Work to be completed ▸
Find how many lines hold the word "with" and give that number only.

────────────────

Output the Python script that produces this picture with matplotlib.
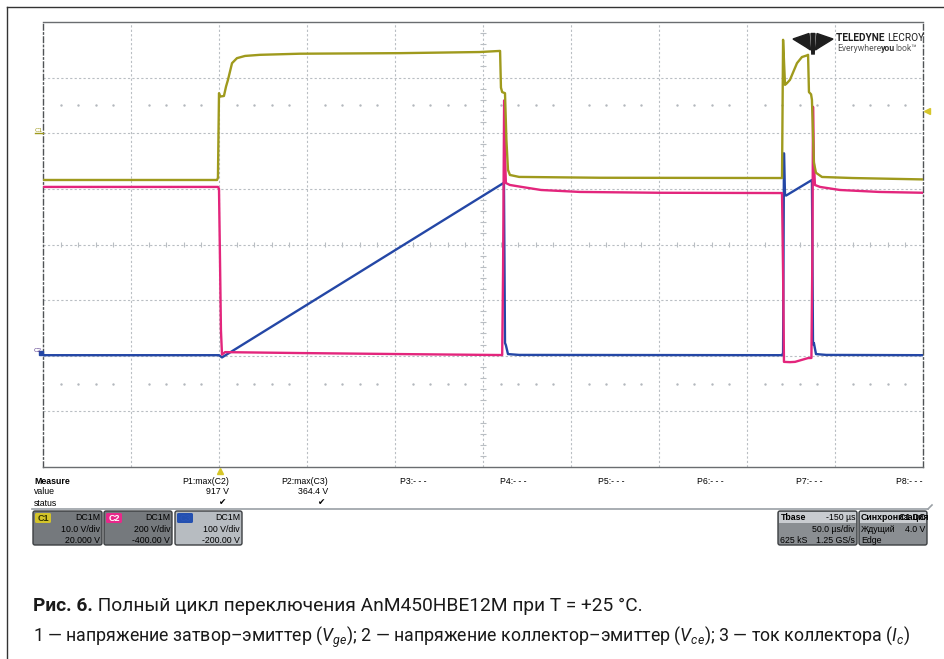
# Oscilloscope screenshot: full switching cycle of AnM450HBE12M at T = +25 C.

import matplotlib
matplotlib.use("Agg")
import matplotlib.pyplot as plt
import numpy as np
from matplotlib import font_manager as fm
from matplotlib.patches import FancyBboxPatch, Rectangle, Polygon

# ---- channel traces: time in us, values in V (C3 is the current probe output)
c1_t = [-100, -1.1, -0.6, 0.0, 0.6, 2.8, 4.0, 5.1, 7.4, 10.2, 14.8, 23.3, 46, 103, 148, 159.7,
        160.2, 160.9, 162.5, 163.3, 164.2, 165.3, 170.5, 216.5, 319.9,
        320.5, 321.6, 322.7, 324.4, 328.4, 331.2, 334.1, 334.7, 335.2, 336.4, 336.9,
        338.0, 339.2, 342.6, 360, 400]
c1_v = [-8.4, -8.4, -8.0, 7.2, 6.6, 6.7, 8.4, 9.6, 12.6, 13.5, 13.9, 14.1, 14.3, 14.4, 14.6, 14.8,
        8.2, 7.4, 7.2, -1.2, -6.6, -7.5, -7.85, -8.0, -8.05,
        16.8, 8.7, 9.0, 9.6, 12.6, 13.7, 14.0, 14.1, 7.4, 7.0, 6.0,
        -5.3, -7.1, -7.86, -8.05, -8.3]

c2_t = [-100, -0.6, 0.0, 0.6, 1.1, 1.7, 3.4, 46, 103, 160.9,
        161.4, 162.0, 162.6, 163.0, 165.3, 172.0, 183, 205, 250, 319.9,
        320.5, 321.0, 324.4, 327.3, 334.7, 336.6,
        337.2, 337.5, 338.0, 338.6, 341.5, 352.8, 375, 400]
c2_v = [607, 607, 600, 330, 92, 4, 13, 9.7, 6, 2.5,
        300, 918, 700, 621, 614, 607, 596, 589, 586, 585,
        300, -22, -23, -22, -8.3, -8,
        400, 895, 700, 614, 607, 596, 589, 586]

c3_t = [-100, 0.0, 1.7, 161.9, 162.5, 163.0, 164.2, 170.5, 319.9,
        320.5, 321.0, 321.6, 322.2, 336.9, 337.5, 338.0, 339.2, 345, 400]
c3_v = [1, 1, -3, 311, 23, 19, 3, 1.5, 1,
        5, 364, 289, 288, 316, 20, 23, 3, 1.5, 1]

# channel setup: name, V/div, offset, colour
ch_names = ["C1", "C2", "C3"]
ch_scale = [10.0, 200.0, 100.0]
ch_offset = [20.0, -400.0, -200.0]
ch_colors = ["#9f9a1d", "#e3257c", "#2447a6"]
ch_coupling = ["DC1M", "DC1M", "DC1M"]
ch_vdiv = ["10.0 V/div", "200 V/div", "100 V/div"]
ch_ofs_txt = ["20.000 V", "-400.00 V", "-200.00 V"]

# measurements
p_labels = ["P1:max(C2)", "P2:max(C3)", "P3:- - -", "P4:- - -", "P5:- - -", "P6:- - -", "P7:- - -", "P8:- - -"]
p_values = ["917 V", "364.4 V", "", "", "", "", "", ""]
p_status = [True, True, False, False, False, False, False, False]

t_start, t_end = -100, 400   # 50 us/div, 10 div

caption1_bold = "Рис. 6."
caption1 = " Полный цикл переключения AnM450HBE12M при T = +25 °C."
caption2 = ("1 — напряжение затвор–эмиттер ($V_{ge}$); 2 — напряжение коллектор–эмиттер ($V_{ce}$); "
            "3 — ток коллектора ($I_c$)")

names = {f.name for f in fm.fontManager.ttflist}
CAP_FONT = "Liberation Sans Narrow" if "Liberation Sans Narrow" in names else "Roboto"
UI_FONT = "Liberation Sans"
plt.rcParams["mathtext.fontset"] = "custom"
plt.rcParams["mathtext.rm"] = CAP_FONT
plt.rcParams["mathtext.it"] = CAP_FONT + ":italic"

W, H = 944, 659
fig = plt.figure(figsize=(W / 100, H / 100), dpi=100)
fig.patch.set_facecolor("white")
renderer = fig.canvas.get_renderer()

gx0, gx1, gy0, gy1 = 43, 923, 22, 467
rect = [gx0 / W, 1 - gy1 / H, (gx1 - gx0) / W, (gy1 - gy0) / H]

# ---- graticule
ax = fig.add_axes(rect)
ax.set_xlim(0, 10)
ax.set_ylim(-4, 4)
ax.set_xticks([])
ax.set_yticks([])
grid_c = "#b9bec3"
for i in range(1, 10):
    ax.axvline(i, color=grid_c, lw=0.8, ls=(0, (2, 2)), zorder=0)
for j in range(-3, 4):
    ax.axhline(j, color=grid_c, lw=0.8, ls=(0, (2, 2)), zorder=0)
minor = np.arange(0.2, 10, 0.2)
minor = minor[np.abs(minor - np.round(minor)) > 1e-6]
ax.vlines(minor, -0.05, 0.05, color=grid_c, lw=0.8, zorder=0)
minor_y = np.arange(-3.8, 4, 0.2)
minor_y = minor_y[np.abs(minor_y - np.round(minor_y)) > 1e-6]
ax.hlines(minor_y, 4.97, 5.03, color=grid_c, lw=0.8, zorder=0)
for yy in (2.5, -2.5):
    ax.plot(minor, np.full_like(minor, yy), ls="none", marker="s", ms=0.7, color="#b3b8bd", zorder=0)
for side in ("top", "bottom"):
    ax.spines[side].set_color("#6a6d70")
    ax.spines[side].set_linewidth(1.0)
for side in ("left", "right"):
    ax.spines[side].set_color("#505356")
    ax.spines[side].set_linewidth(1.0)
    ax.spines[side].set_linestyle((0, (4, 2, 1, 2)))

# ---- traces, one axes per channel with its own V/div and offset
traces = [(c1_t, c1_v), (c2_t, c2_v), (c3_t, c3_v)]
for k in (2, 1, 0):
    a = fig.add_axes(rect)
    a.set_xlim(t_start, t_end)
    a.set_ylim(-4 * ch_scale[k] - ch_offset[k], 4 * ch_scale[k] - ch_offset[k])
    a.axis("off")
    a.plot(traces[k][0], traces[k][1], color=ch_colors[k], lw=1.7, solid_joinstyle="round")

# ---- overlay in pixel coordinates
ov = fig.add_axes([0, 0, 1, 1])
ov.set_xlim(0, W)
ov.set_ylim(H, 0)
ov.axis("off")


def chain(x, y, parts, **kw):
    """Draw text pieces one after another from x, return the end x."""
    for s, extra in parts:
        t = ov.text(x, y, s, va="center", **kw, **extra)
        x += t.get_window_extent(renderer).width
    return x


# outer frame (top and left)
ov.plot([7, W], [7, 7], color="#333333", lw=1.0)
ov.plot([7, 7], [7, H], color="#333333", lw=1.0)

# ground markers and trigger markers
ov.text(39, 130, "C1", fontsize=4.5, color=ch_colors[0], ha="center", va="center", family=UI_FONT)
ov.plot([35, 43], [133, 133], color=ch_colors[0], lw=1.0)
ov.text(38, 351, "C2", fontsize=4.5, color="#5a3c8c", ha="center", va="center", family=UI_FONT)
ov.add_patch(Rectangle((39, 351), 4, 4, color=ch_colors[2]))
ov.plot([220], [471], marker="^", ms=5, color="#d6c62a", ls="none")
ov.plot([927], [111], marker="<", ms=5, color="#d6c62a", ls="none")

# logo
logo_c = "#1e1e1e"
ov.add_patch(Polygon([(793, 39), (809, 33.5), (810.5, 50), (806, 47)], color=logo_c))
ov.add_patch(Polygon([(833, 39), (817, 33.5), (815.5, 50), (820, 47)], color=logo_c))
ov.add_patch(Polygon([(811, 33.5), (815, 33.5), (814.2, 54), (811.8, 54)], color=logo_c))
chain(836, 38, [("TELEDYNE ", {"weight": "bold"}), ("LECROY", {})],
      fontsize=7.3, color=logo_c, family=CAP_FONT)
chain(837, 48.5, [("Everywhere", {"color": "#555555"}), ("you", {"weight": "bold", "color": "#333333"}),
                  ("look\u2122", {"color": "#555555"})], fontsize=6.2, family=CAP_FONT)

# measurement table
fs = 6.3
ov.text(34, 481, "Measure", fontsize=fs, weight="bold", va="center", family=UI_FONT)
ov.text(34, 492, "value", fontsize=fs, va="center", family=UI_FONT)
ov.text(34, 503, "status", fontsize=fs, va="center", family=UI_FONT)
for k, lab in enumerate(p_labels):
    xr = 229 + k * 99
    ov.text(xr, 481, lab, fontsize=fs, ha="right", va="center", family=UI_FONT)
    ov.text(xr, 492, p_values[k], fontsize=fs, ha="right", va="center", family=UI_FONT)
    if p_status[k]:
        ov.text(xr - 3, 503, "\u2714", fontsize=fs, ha="right", va="center", family="DejaVu Sans")
ov.plot([32, 928], [509, 509], color="#9aa0a5", lw=1.2)
ov.plot([928, 932], [509, 505], color="#9aa0a5", lw=1.2)

# channel descriptor boxes
box_x = [(33, 102), (104, 172), (175, 242)]
box_fill = ["#75797d", "#75797d", "#b7bcc1"]
tag_fill = ["#d3c42a", "#e8288a", "#2450b0"]
tag_text = ["#333300", "white", "#2a55b8"]
for k in range(3):
    x0, x1 = box_x[k]
    ov.add_patch(FancyBboxPatch((x0, 511), x1 - x0, 34, boxstyle="round,pad=0,rounding_size=2",
                                fc=box_fill[k], ec="#3c3f42", lw=1.0))
    ov.add_patch(FancyBboxPatch((x0 + 2, 513), 16, 10, boxstyle="round,pad=0,rounding_size=1.5",
                                fc=tag_fill[k], ec="none"))
    ov.text(x0 + 10, 518.5, ch_names[k], fontsize=6.5, weight="bold", color=tag_text[k],
            ha="center", va="center", family=UI_FONT)
    ov.text(x1 - 2, 518, ch_coupling[k], fontsize=fs, ha="right", va="center", family=UI_FONT)
    ov.text(x1 - 2, 530, ch_vdiv[k], fontsize=fs, ha="right", va="center", family=UI_FONT)
    ov.text(x1 - 2, 540.5, ch_ofs_txt[k], fontsize=fs, ha="right", va="center", family=UI_FONT)

# timebase and trigger boxes
for x0, x1 in ((778, 857), (859, 927)):
    ov.add_patch(FancyBboxPatch((x0, 511), x1 - x0, 34, boxstyle="round,pad=0,rounding_size=2",
                                fc="#8a8e92", ec="#3c3f42", lw=1.0))
    ov.add_patch(Rectangle((x0 + 1, 512), x1 - x0 - 2, 11, fc="#c9ccd0", ec="none"))
ov.text(781, 517.5, "Tbase", fontsize=fs, weight="bold", va="center", family=UI_FONT)
ov.text(855, 517.5, "-150 µs", fontsize=fs, ha="right", va="center", family=UI_FONT)
ov.text(855, 530, "50.0 µs/div", fontsize=fs, ha="right", va="center", family=UI_FONT)
ov.text(780, 540.5, "625 kS", fontsize=fs, va="center", family=UI_FONT)
ov.text(855, 540.5, "1.25 GS/s", fontsize=fs, ha="right", va="center", family=UI_FONT)
# the scope draws the trigger title over the source text
ov.text(861, 517.5, "Синхронизация", fontsize=fs, weight="bold", va="center", family=UI_FONT)
ov.text(925, 517.5, "C1 DC", fontsize=fs, weight="bold", ha="right", va="center", family=UI_FONT)
ov.text(861, 530, "Ждущий", fontsize=fs, va="center", family=UI_FONT)
ov.text(925, 530, "4.0 V", fontsize=fs, ha="right", va="center", family=UI_FONT)
ov.text(861, 540.5, "Edge", fontsize=fs, va="center", family=UI_FONT)

# caption
chain(33, 606, [(caption1_bold, {"weight": "bold"}), (caption1, {})],
      fontsize=13.8, family=CAP_FONT, color="#1a1a1a")
ov.text(33, 637, caption2, fontsize=12.8, va="center", family=CAP_FONT, color="#1a1a1a")

fig.savefig("out.png", dpi=100)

────────────────

Task solution ▸
2